**Information provided:**
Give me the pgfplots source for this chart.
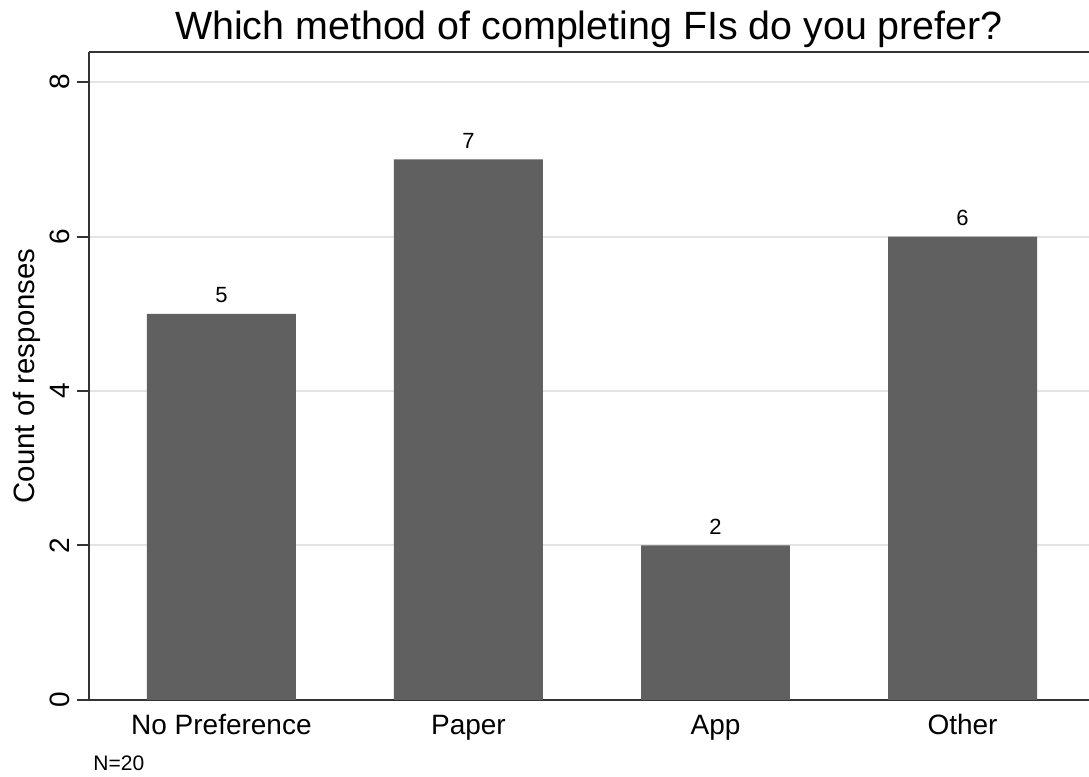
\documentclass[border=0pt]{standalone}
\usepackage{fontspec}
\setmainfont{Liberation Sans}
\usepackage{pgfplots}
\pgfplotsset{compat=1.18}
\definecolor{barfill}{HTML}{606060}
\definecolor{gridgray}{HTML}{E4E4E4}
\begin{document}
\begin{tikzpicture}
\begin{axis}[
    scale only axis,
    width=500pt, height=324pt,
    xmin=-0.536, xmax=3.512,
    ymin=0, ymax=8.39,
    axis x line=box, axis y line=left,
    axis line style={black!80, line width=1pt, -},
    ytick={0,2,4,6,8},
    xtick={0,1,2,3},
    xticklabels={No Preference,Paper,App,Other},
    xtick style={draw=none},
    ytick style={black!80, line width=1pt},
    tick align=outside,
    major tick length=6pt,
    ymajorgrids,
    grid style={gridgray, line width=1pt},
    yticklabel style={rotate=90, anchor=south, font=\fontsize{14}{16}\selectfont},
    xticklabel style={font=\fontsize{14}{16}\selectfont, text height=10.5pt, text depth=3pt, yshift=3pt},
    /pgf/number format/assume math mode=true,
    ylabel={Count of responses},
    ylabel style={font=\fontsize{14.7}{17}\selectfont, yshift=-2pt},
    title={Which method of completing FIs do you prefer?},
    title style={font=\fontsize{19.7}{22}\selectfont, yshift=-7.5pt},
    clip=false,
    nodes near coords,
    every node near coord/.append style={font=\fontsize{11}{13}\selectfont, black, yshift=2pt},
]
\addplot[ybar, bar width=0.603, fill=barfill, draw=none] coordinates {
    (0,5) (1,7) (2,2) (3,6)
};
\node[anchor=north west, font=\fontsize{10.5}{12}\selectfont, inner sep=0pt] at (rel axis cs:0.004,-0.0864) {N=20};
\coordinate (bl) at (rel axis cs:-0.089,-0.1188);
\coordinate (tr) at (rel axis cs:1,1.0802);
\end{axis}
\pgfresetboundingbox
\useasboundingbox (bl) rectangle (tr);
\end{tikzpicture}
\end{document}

**Task directions:**
Reproduce all of the data exactly; the pictures do not belong in the copy.

**Exercise answer:**
Give me the pgfplots source for this chart.
\documentclass[border=0pt]{standalone}
\usepackage{fontspec}
\setmainfont{Liberation Sans}
\usepackage{pgfplots}
\pgfplotsset{compat=1.18}
\definecolor{barfill}{HTML}{606060}
\definecolor{gridgray}{HTML}{E4E4E4}
\begin{document}
\begin{tikzpicture}
\begin{axis}[
    scale only axis,
    width=500pt, height=324pt,
    xmin=-0.536, xmax=3.512,
    ymin=0, ymax=8.39,
    axis x line=box, axis y line=left,
    axis line style={black!80, line width=1pt, -},
    ytick={0,2,4,6,8},
    xtick={0,1,2,3},
    xticklabels={No Preference,Paper,App,Other},
    xtick style={draw=none},
    ytick style={black!80, line width=1pt},
    tick align=outside,
    major tick length=6pt,
    ymajorgrids,
    grid style={gridgray, line width=1pt},
    yticklabel style={rotate=90, anchor=south, font=\fontsize{14}{16}\selectfont},
    xticklabel style={font=\fontsize{14}{16}\selectfont, text height=10.5pt, text depth=3pt, yshift=3pt},
    /pgf/number format/assume math mode=true,
    ylabel={Count of responses},
    ylabel style={font=\fontsize{14.7}{17}\selectfont, yshift=-2pt},
    title={Which method of completing FIs do you prefer?},
    title style={font=\fontsize{19.7}{22}\selectfont, yshift=-7.5pt},
    clip=false,
    nodes near coords,
    every node near coord/.append style={font=\fontsize{11}{13}\selectfont, black, yshift=2pt},
]
\addplot[ybar, bar width=0.603, fill=barfill, draw=none] coordinates {
    (0,5) (1,7) (2,2) (3,6)
};
\node[anchor=north west, font=\fontsize{10.5}{12}\selectfont, inner sep=0pt] at (rel axis cs:0.004,-0.0864) {N=20};
\coordinate (bl) at (rel axis cs:-0.089,-0.1188);
\coordinate (tr) at (rel axis cs:1,1.0802);
\end{axis}
\pgfresetboundingbox
\useasboundingbox (bl) rectangle (tr);
\end{tikzpicture}
\end{document}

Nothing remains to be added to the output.